The method accurately captures complex flow dynamics in hypersonic boundary layers.

Abstract

In this study, we introduce a robust central Gradient-Based Reconstruction (GBR) scheme for the compressible Navier-Stokes equations. The method leverages transformation to characteristic space, allowing selective treatment of waves from the compressible Euler equations. By averaging left- and right-biased state interpolations, a central scheme is achieved for all but the acoustic waves, which require upwinding for stability. Distinct differences were observed between transformations using either primitive or conservative variables. We evaluated the method's robustness and superiority using benchmark problems, including the two-dimensional shock entropy problem, two-dimensional viscous shock tube, and three-dimensional inviscid Taylor-Green vortex.
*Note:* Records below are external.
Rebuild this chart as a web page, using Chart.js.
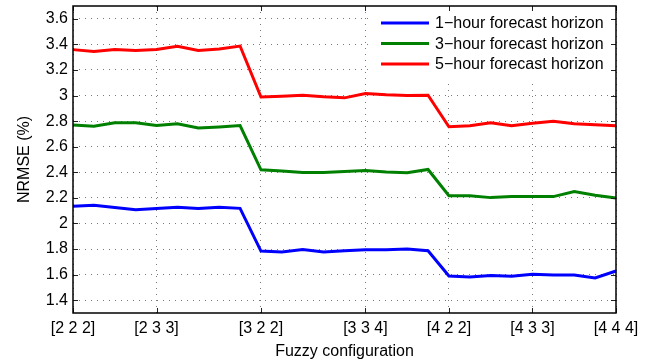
<!DOCTYPE html>
<html>
<head>
<meta charset="utf-8">
<script src="https://cdn.jsdelivr.net/npm/chart.js@4"></script>
<style>
  html, body { margin: 0; padding: 0; background: #fff; }
  #wrap { width: 657px; height: 363px; }
</style>
</head>
<body>
<div id="wrap"><canvas id="nrmse_chart" width="657" height="363"></canvas></div>
<script>
// fuzzy configurations (x categories)
const configs = [
  '[2 2 2]', '[2 2 3]', '[2 2 4]', '[2 3 2]', '[2 3 3]', '[2 3 4]', '[2 4 2]', '[2 4 3]', '[2 4 4]',
  '[3 2 2]', '[3 2 3]', '[3 2 4]', '[3 3 2]', '[3 3 3]', '[3 3 4]', '[3 4 2]', '[3 4 3]', '[3 4 4]',
  '[4 2 2]', '[4 2 3]', '[4 2 4]', '[4 3 2]', '[4 3 3]', '[4 3 4]', '[4 4 2]', '[4 4 3]', '[4 4 4]',
];
// only these get a tick label / grid line
const shownTicks = ['[2 2 2]', '[2 3 3]', '[3 2 2]', '[3 3 4]', '[4 2 2]', '[4 3 3]', '[4 4 4]'];
const yTicks = [1.4, 1.6, 1.8, 2, 2.2, 2.4, 2.6, 2.8, 3, 3.2, 3.4, 3.6];

const oneHour = [2.134, 2.142, 2.124, 2.108, 2.116, 2.126, 2.116, 2.126, 2.118,
  1.784, 1.776, 1.797, 1.776, 1.786, 1.795, 1.795, 1.8, 1.787,
  1.589, 1.581, 1.594, 1.587, 1.602, 1.597, 1.597, 1.574, 1.628];
const threeHour = [2.77, 2.76, 2.788, 2.788, 2.765, 2.78, 2.746, 2.755, 2.765,
  2.419, 2.411, 2.398, 2.398, 2.406, 2.414, 2.403, 2.396, 2.422,
  2.217, 2.217, 2.202, 2.21, 2.21, 2.21, 2.25, 2.22, 2.199];
const fiveHour = [3.359, 3.345, 3.36, 3.353, 3.36, 3.385, 3.353, 3.363, 3.387,
  2.988, 2.995, 3.003, 2.99, 2.982, 3.016, 3.006, 3.0, 3.003,
  2.756, 2.764, 2.787, 2.764, 2.783, 2.798, 2.78, 2.772, 2.764];

const FONT = { family: '"Liberation Sans", Arial, Helvetica, sans-serif', size: 16 };
const GRID = '#7a7a7a';

// matlab-like box, inner ticks and legend inside the axes
const frame = {
  id: 'frame',
  afterDraw(chart) {
    const { ctx, chartArea: a, scales: { x, y } } = chart;
    ctx.save();

    // legend
    ctx.fillStyle = '#fff';
    ctx.fillRect(a.right - 246, a.top, 246, 73);
    ctx.font = `${FONT.size}px ${FONT.family}`;
    ctx.textBaseline = 'middle';
    chart.data.datasets.forEach((ds, i) => {
      const ly = a.top + 17 + i * 20.5;
      ctx.strokeStyle = ds.borderColor;
      ctx.lineWidth = 3;
      ctx.beginPath();
      ctx.moveTo(a.right - 235, ly);
      ctx.lineTo(a.right - 187, ly);
      ctx.stroke();
      ctx.fillStyle = '#000';
      ctx.fillText(ds.label, a.right - 181, ly + 1);
    });

    // inner ticks
    ctx.strokeStyle = '#222';
    ctx.lineWidth = 1;
    ctx.beginPath();
    y.ticks.forEach(t => {
      const py = Math.round(y.getPixelForValue(t.value)) + 0.5;
      ctx.moveTo(a.left, py); ctx.lineTo(a.left + 5, py);
      ctx.moveTo(a.right, py); ctx.lineTo(a.right - 5, py);
    });
    configs.forEach((c, i) => {
      if (!shownTicks.includes(c)) return;
      const px = Math.round(x.getPixelForValue(i)) + 0.5;
      ctx.moveTo(px, a.bottom); ctx.lineTo(px, a.bottom - 5);
      ctx.moveTo(px, a.top); ctx.lineTo(px, a.top + 5);
    });
    ctx.stroke();

    // box
    ctx.strokeStyle = '#000';
    ctx.lineWidth = 1.5;
    ctx.strokeRect(a.left, a.top, a.right - a.left, a.bottom - a.top);
    ctx.restore();
  },
};

const line = (label, data, color) => ({
  label,
  data,
  borderColor: color,
  backgroundColor: color,
  borderWidth: 3,
  pointRadius: 0,
  tension: 0,
  fill: false,
});

new Chart(document.getElementById('nrmse_chart'), {
  type: 'line',
  data: {
    labels: configs,
    datasets: [
      line('1\u2212hour forecast horizon', oneHour, '#0000ff'),
      line('3\u2212hour forecast horizon', threeHour, '#008000'),
      line('5\u2212hour forecast horizon', fiveHour, '#ff0000'),
    ],
  },
  options: {
    responsive: false,
    animation: false,
    devicePixelRatio: 1,
    layout: { padding: { top: 6, right: 41, bottom: 0, left: 0 } },
    plugins: { legend: { display: false }, tooltip: { enabled: false } },
    scales: {
      x: {
        type: 'category',
        offset: false,
        border: { display: false, dash: [1, 5] },
        grid: {
          drawTicks: false,
          color: c => (shownTicks.includes(configs[c.index]) ? GRID : 'rgba(0,0,0,0)'),
        },
        ticks: {
          autoSkip: false,
          maxRotation: 0,
          minRotation: 0,
          padding: 6,
          color: '#000',
          font: FONT,
          callback: (v, i) => (shownTicks.includes(configs[i]) ? configs[i] : ''),
        },
        title: { display: true, text: 'Fuzzy configuration', color: '#000', font: FONT, padding: { top: 0, bottom: 2 } },
        afterFit: s => {
          s.height = 50;
          s.paddingLeft = 0; s.paddingRight = 0;
        },
      },
      y: {
        min: 1.3,
        max: 3.7,
        border: { display: false, dash: [1, 5] },
        grid: { drawTicks: false, color: GRID },
        afterBuildTicks: s => { s.ticks = yTicks.map(v => ({ value: v })); },
        ticks: {
          padding: 5,
          color: '#000',
          font: FONT,
          callback: v => String(Math.round(v * 10) / 10),
        },
        title: { display: true, text: 'NRMSE (%)', color: '#000', font: FONT, padding: { top: 15, bottom: 0 } },
        afterFit: s => {
          s.width = 73;
          s.paddingTop = 0; s.paddingBottom = 0;
        },
      },
    },
  },
  plugins: [frame],
});
</script>
</body>
</html>
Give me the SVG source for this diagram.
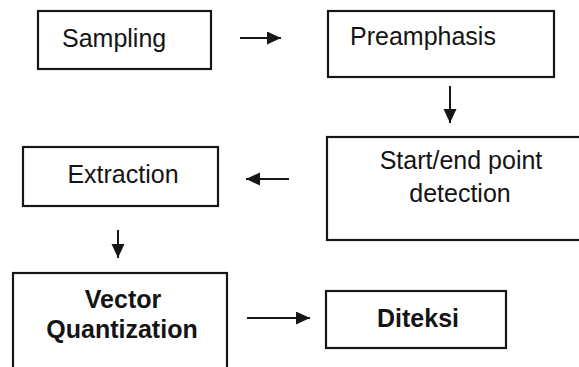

Subsequently, we assessed the method in the context of Wall Modelled Large Eddy Simulations (WMLES), where coarse grids are used to reduce computational cost but also introduce substantial numerical dissipation. Using WMLES, we simulated oblique shock impingement on a Mach 6 disturbed boundary layer and a Mach 7.7 flow over a $15^{\circ}$ compression ramp. Our findings reveal that: 1) transformation to characteristic space using conservative variables leads to more accurate results; 2) minimizing numerical dissipation through centralized interpolation is crucial. In the compression ramp case, boundary layer separation was shifted slightly upstream, and there was an over-prediction of wall heating, likely attributable to the equilibrium-assuming wall model. Overall, this work showcases the method's potential in accurately capturing complex flow dynamics with reduced numerical dissipation.